• [Work instructions]
Restate all the material verbatim, except for the pictures.

• [Dataset content]
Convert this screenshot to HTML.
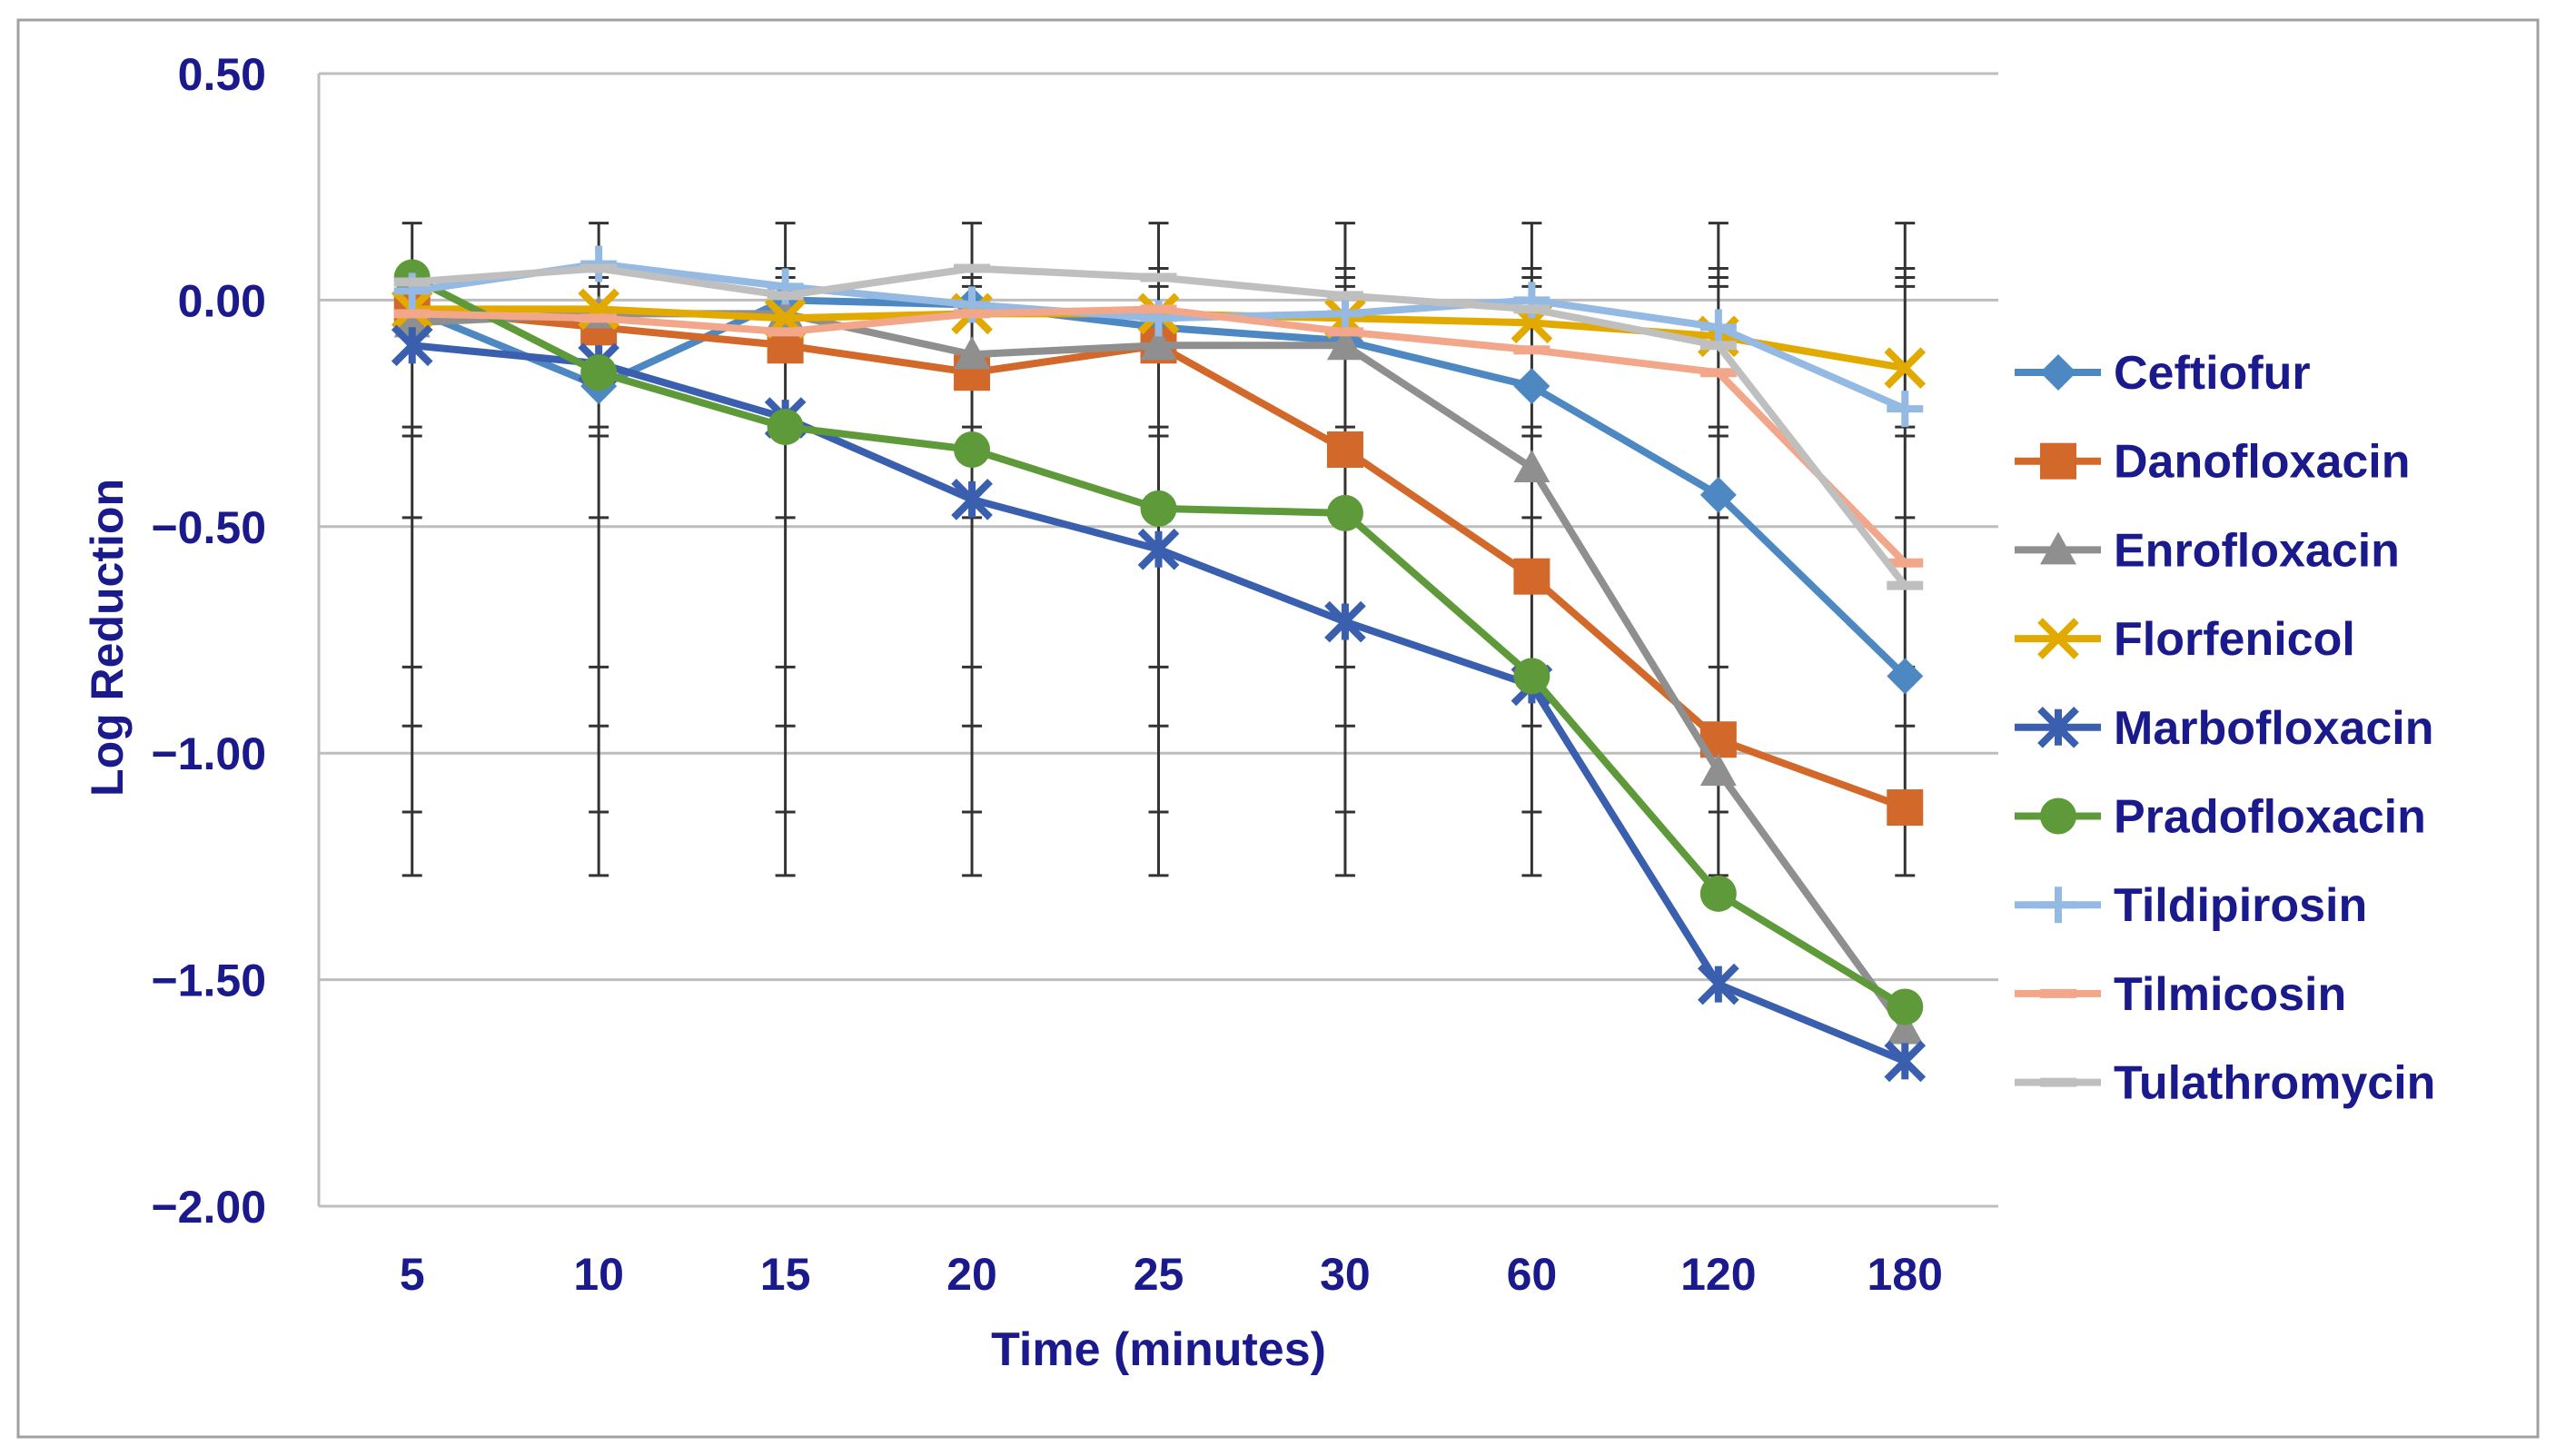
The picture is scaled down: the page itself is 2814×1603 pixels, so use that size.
<!DOCTYPE html>
<html><head><meta charset="utf-8"><style>
html,body{margin:0;padding:0;background:#fff;}
svg{display:block;}
text{font-family:"Liberation Sans Narrow","Liberation Sans",sans-serif;font-weight:bold;fill:#1a1a8c;}
</style></head><body>
<svg id="chart" width="2814" height="1603" viewBox="0 0 2814 1603" xmlns="http://www.w3.org/2000/svg">
<rect x="20" y="22" width="2774" height="1560" fill="#fff" stroke="#a0a0a0" stroke-width="3"/>
<g id="grid"></g><g id="errs"></g><g id="series"></g><g id="axes"></g><g id="legend"></g>
</svg>
<script>
const categories=["5","10","15","20","25","30","60","120","180"];
const yTicks=[0.5,0,-0.5,-1,-1.5,-2];
const yTickLabels=["0.50","0.00","\u22120.50","\u22121.00","\u22121.50","\u22122.00"];
const seriesNames=["Ceftiofur","Danofloxacin","Enrofloxacin","Florfenicol","Marbofloxacin","Pradofloxacin","Tildipirosin","Tilmicosin","Tulathromycin"];
const ceftiofur=[-0.02,-0.19,0.00,-0.01,-0.06,-0.09,-0.19,-0.43,-0.83];
const danofloxacin=[-0.02,-0.06,-0.10,-0.16,-0.10,-0.33,-0.61,-0.97,-1.12];
const enrofloxacin=[-0.05,-0.03,-0.03,-0.12,-0.10,-0.10,-0.37,-1.04,-1.61];
const florfenicol=[-0.02,-0.02,-0.04,-0.03,-0.03,-0.04,-0.05,-0.08,-0.15];
const marbofloxacin=[-0.10,-0.14,-0.26,-0.44,-0.55,-0.71,-0.85,-1.51,-1.68];
const pradofloxacin=[0.05,-0.16,-0.28,-0.33,-0.46,-0.47,-0.83,-1.31,-1.56];
const tildipirosin=[0.02,0.08,0.03,-0.01,-0.04,-0.03,0.00,-0.06,-0.24];
const tilmicosin=[-0.03,-0.04,-0.07,-0.03,-0.02,-0.07,-0.11,-0.16,-0.58];
const tulathromycin=[0.04,0.07,0.01,0.07,0.05,0.01,-0.02,-0.10,-0.63];
const errorCaps=[0.17,0.07,0.05,0.03,-0.28,-0.30,-0.48,-0.81,-0.94,-1.13,-1.27];

const NS="http://www.w3.org/2000/svg";
const L=351,R=2200,T=81,B=1328,yMax=0.5,yMin=-2;
const step=(R-L)/categories.length;
function X(i){return L+step*(i+0.5);}
function Y(v){return T+(yMax-v)/(yMax-yMin)*(B-T);}
function mk(tag,at,parent){const e=document.createElementNS(NS,tag);for(const k in at)e.setAttribute(k,at[k]);parent.appendChild(e);return e;}
const grid=document.getElementById('grid'),errs=document.getElementById('errs'),ser=document.getElementById('series'),axes=document.getElementById('axes'),leg=document.getElementById('legend');

yTicks.forEach((v,i)=>{
  const g=mk('line',{x1:L,x2:R,y1:Y(v),y2:Y(v),stroke:'#bdbdbd','stroke-width':3},grid);
  
  
  const t=mk('text',{x:293,y:Y(v)+18,'text-anchor':'end','font-size':50},axes);
  t.textContent=yTickLabels[i];
  
  
});
const ax=mk('line',{x1:L,x2:L,y1:T,y2:B,stroke:'#bdbdbd','stroke-width':3},grid);


categories.forEach((c,i)=>{
  const t=mk('text',{x:X(i),y:1420,'text-anchor':'middle','font-size':50},axes);
  t.textContent=c;
  
  
  const eb=mk('g',{},errs);
  
  
  mk('line',{x1:X(i),x2:X(i),y1:Y(errorCaps[0]),y2:Y(errorCaps[errorCaps.length-1]),stroke:'#333','stroke-width':3},eb);
  errorCaps.forEach(v=>mk('line',{x1:X(i)-11,x2:X(i)+11,y1:Y(v),y2:Y(v),stroke:'#333','stroke-width':3},eb));
});
const xt=mk('text',{x:(L+R)/2,y:1503,'text-anchor':'middle','font-size':52},axes);
xt.textContent="Time (minutes)";


const yt=mk('text',{x:0,y:0,'text-anchor':'middle','font-size':50,transform:'translate(135,702) rotate(-90)'},axes);
yt.textContent="Log Reduction";



const data=[ceftiofur,danofloxacin,enrofloxacin,florfenicol,marbofloxacin,pradofloxacin,tildipirosin,tilmicosin,tulathromycin];
const colors=["#4d88c2","#d2692a","#8f8f8f","#e2aa00","#3a5fae","#5e9a3a","#94b9e2","#f2a68a","#bfbfbf"];
const shapes=["diamond","square","triangle","x","star","circle","plus","dash","dash"];
function marker(g,s,x,y,c){
  const r=20;
  if(s==="diamond")mk('polygon',{points:`${x},${y-r} ${x+r},${y} ${x},${y+r} ${x-r},${y}`,fill:c},g);
  else if(s==="square")mk('rect',{x:x-r,y:y-r,width:2*r,height:2*r,fill:c},g);
  else if(s==="triangle")mk('polygon',{points:`${x},${y-r} ${x+r},${y+r*0.8} ${x-r},${y+r*0.8}`,fill:c},g);
  else if(s==="circle")mk('circle',{cx:x,cy:y,r:r,fill:c},g);
  else if(s==="x"){mk('path',{d:`M${x-r} ${y-r}L${x+r} ${y+r}M${x+r} ${y-r}L${x-r} ${y+r}`,stroke:c,'stroke-width':8},g);}
  else if(s==="star"){mk('path',{d:`M${x-r} ${y-r}L${x+r} ${y+r}M${x+r} ${y-r}L${x-r} ${y+r}M${x} ${y-r}L${x} ${y+r}`,stroke:c,'stroke-width':8},g);}
  else if(s==="plus"){mk('path',{d:`M${x-r} ${y}L${x+r} ${y}M${x} ${y-r}L${x} ${y+r}`,stroke:c,'stroke-width':8},g);}
  else mk('line',{x1:x-r,x2:x+r,y1:y,y2:y,stroke:c,'stroke-width':10},g);
}
data.forEach((arr,si)=>{
  const g=mk('g',{},ser);
  
  
  mk('polyline',{points:arr.map((v,i)=>X(i)+','+Y(v)).join(' '),fill:'none',stroke:colors[si],'stroke-width':8,'stroke-linejoin':'round'},g);
  arr.forEach((v,i)=>marker(g,shapes[si],X(i),Y(v),colors[si]));
  const ly=410+si*97.7;
  const lg=mk('g',{},leg);
  
  
  mk('line',{x1:2218,x2:2313,y1:ly,y2:ly,stroke:colors[si],'stroke-width':8},lg);
  marker(lg,shapes[si],2266,ly,colors[si]);
  const t=mk('text',{x:2327,y:ly+18,'font-size':52},lg);
  t.textContent=seriesNames[si];
});
</script>
</body></html>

• [The completed task]
Convert this screenshot to HTML.
The picture is scaled down: the page itself is 2814×1603 pixels, so use that size.
<!DOCTYPE html>
<html><head><meta charset="utf-8"><style>
html,body{margin:0;padding:0;background:#fff;}
svg{display:block;}
text{font-family:"Liberation Sans Narrow","Liberation Sans",sans-serif;font-weight:bold;fill:#1a1a8c;}
</style></head><body>
<svg id="chart" width="2814" height="1603" viewBox="0 0 2814 1603" xmlns="http://www.w3.org/2000/svg">
<rect x="20" y="22" width="2774" height="1560" fill="#fff" stroke="#a0a0a0" stroke-width="3"/>
<g id="grid"></g><g id="errs"></g><g id="series"></g><g id="axes"></g><g id="legend"></g>
</svg>
<script>
const categories=["5","10","15","20","25","30","60","120","180"];
const yTicks=[0.5,0,-0.5,-1,-1.5,-2];
const yTickLabels=["0.50","0.00","\u22120.50","\u22121.00","\u22121.50","\u22122.00"];
const seriesNames=["Ceftiofur","Danofloxacin","Enrofloxacin","Florfenicol","Marbofloxacin","Pradofloxacin","Tildipirosin","Tilmicosin","Tulathromycin"];
const ceftiofur=[-0.02,-0.19,0.00,-0.01,-0.06,-0.09,-0.19,-0.43,-0.83];
const danofloxacin=[-0.02,-0.06,-0.10,-0.16,-0.10,-0.33,-0.61,-0.97,-1.12];
const enrofloxacin=[-0.05,-0.03,-0.03,-0.12,-0.10,-0.10,-0.37,-1.04,-1.61];
const florfenicol=[-0.02,-0.02,-0.04,-0.03,-0.03,-0.04,-0.05,-0.08,-0.15];
const marbofloxacin=[-0.10,-0.14,-0.26,-0.44,-0.55,-0.71,-0.85,-1.51,-1.68];
const pradofloxacin=[0.05,-0.16,-0.28,-0.33,-0.46,-0.47,-0.83,-1.31,-1.56];
const tildipirosin=[0.02,0.08,0.03,-0.01,-0.04,-0.03,0.00,-0.06,-0.24];
const tilmicosin=[-0.03,-0.04,-0.07,-0.03,-0.02,-0.07,-0.11,-0.16,-0.58];
const tulathromycin=[0.04,0.07,0.01,0.07,0.05,0.01,-0.02,-0.10,-0.63];
const errorCaps=[0.17,0.07,0.05,0.03,-0.28,-0.30,-0.48,-0.81,-0.94,-1.13,-1.27];

const NS="http://www.w3.org/2000/svg";
const L=351,R=2200,T=81,B=1328,yMax=0.5,yMin=-2;
const step=(R-L)/categories.length;
function X(i){return L+step*(i+0.5);}
function Y(v){return T+(yMax-v)/(yMax-yMin)*(B-T);}
function mk(tag,at,parent){const e=document.createElementNS(NS,tag);for(const k in at)e.setAttribute(k,at[k]);parent.appendChild(e);return e;}
const grid=document.getElementById('grid'),errs=document.getElementById('errs'),ser=document.getElementById('series'),axes=document.getElementById('axes'),leg=document.getElementById('legend');

yTicks.forEach((v,i)=>{
  const g=mk('line',{x1:L,x2:R,y1:Y(v),y2:Y(v),stroke:'#bdbdbd','stroke-width':3},grid);
  
  
  const t=mk('text',{x:293,y:Y(v)+18,'text-anchor':'end','font-size':50},axes);
  t.textContent=yTickLabels[i];
  
  
});
const ax=mk('line',{x1:L,x2:L,y1:T,y2:B,stroke:'#bdbdbd','stroke-width':3},grid);


categories.forEach((c,i)=>{
  const t=mk('text',{x:X(i),y:1420,'text-anchor':'middle','font-size':50},axes);
  t.textContent=c;
  
  
  const eb=mk('g',{},errs);
  
  
  mk('line',{x1:X(i),x2:X(i),y1:Y(errorCaps[0]),y2:Y(errorCaps[errorCaps.length-1]),stroke:'#333','stroke-width':3},eb);
  errorCaps.forEach(v=>mk('line',{x1:X(i)-11,x2:X(i)+11,y1:Y(v),y2:Y(v),stroke:'#333','stroke-width':3},eb));
});
const xt=mk('text',{x:(L+R)/2,y:1503,'text-anchor':'middle','font-size':52},axes);
xt.textContent="Time (minutes)";


const yt=mk('text',{x:0,y:0,'text-anchor':'middle','font-size':50,transform:'translate(135,702) rotate(-90)'},axes);
yt.textContent="Log Reduction";



const data=[ceftiofur,danofloxacin,enrofloxacin,florfenicol,marbofloxacin,pradofloxacin,tildipirosin,tilmicosin,tulathromycin];
const colors=["#4d88c2","#d2692a","#8f8f8f","#e2aa00","#3a5fae","#5e9a3a","#94b9e2","#f2a68a","#bfbfbf"];
const shapes=["diamond","square","triangle","x","star","circle","plus","dash","dash"];
function marker(g,s,x,y,c){
  const r=20;
  if(s==="diamond")mk('polygon',{points:`${x},${y-r} ${x+r},${y} ${x},${y+r} ${x-r},${y}`,fill:c},g);
  else if(s==="square")mk('rect',{x:x-r,y:y-r,width:2*r,height:2*r,fill:c},g);
  else if(s==="triangle")mk('polygon',{points:`${x},${y-r} ${x+r},${y+r*0.8} ${x-r},${y+r*0.8}`,fill:c},g);
  else if(s==="circle")mk('circle',{cx:x,cy:y,r:r,fill:c},g);
  else if(s==="x"){mk('path',{d:`M${x-r} ${y-r}L${x+r} ${y+r}M${x+r} ${y-r}L${x-r} ${y+r}`,stroke:c,'stroke-width':8},g);}
  else if(s==="star"){mk('path',{d:`M${x-r} ${y-r}L${x+r} ${y+r}M${x+r} ${y-r}L${x-r} ${y+r}M${x} ${y-r}L${x} ${y+r}`,stroke:c,'stroke-width':8},g);}
  else if(s==="plus"){mk('path',{d:`M${x-r} ${y}L${x+r} ${y}M${x} ${y-r}L${x} ${y+r}`,stroke:c,'stroke-width':8},g);}
  else mk('line',{x1:x-r,x2:x+r,y1:y,y2:y,stroke:c,'stroke-width':10},g);
}
data.forEach((arr,si)=>{
  const g=mk('g',{},ser);
  
  
  mk('polyline',{points:arr.map((v,i)=>X(i)+','+Y(v)).join(' '),fill:'none',stroke:colors[si],'stroke-width':8,'stroke-linejoin':'round'},g);
  arr.forEach((v,i)=>marker(g,shapes[si],X(i),Y(v),colors[si]));
  const ly=410+si*97.7;
  const lg=mk('g',{},leg);
  
  
  mk('line',{x1:2218,x2:2313,y1:ly,y2:ly,stroke:colors[si],'stroke-width':8},lg);
  marker(lg,shapes[si],2266,ly,colors[si]);
  const t=mk('text',{x:2327,y:ly+18,'font-size':52},lg);
  t.textContent=seriesNames[si];
});
</script>
</body></html>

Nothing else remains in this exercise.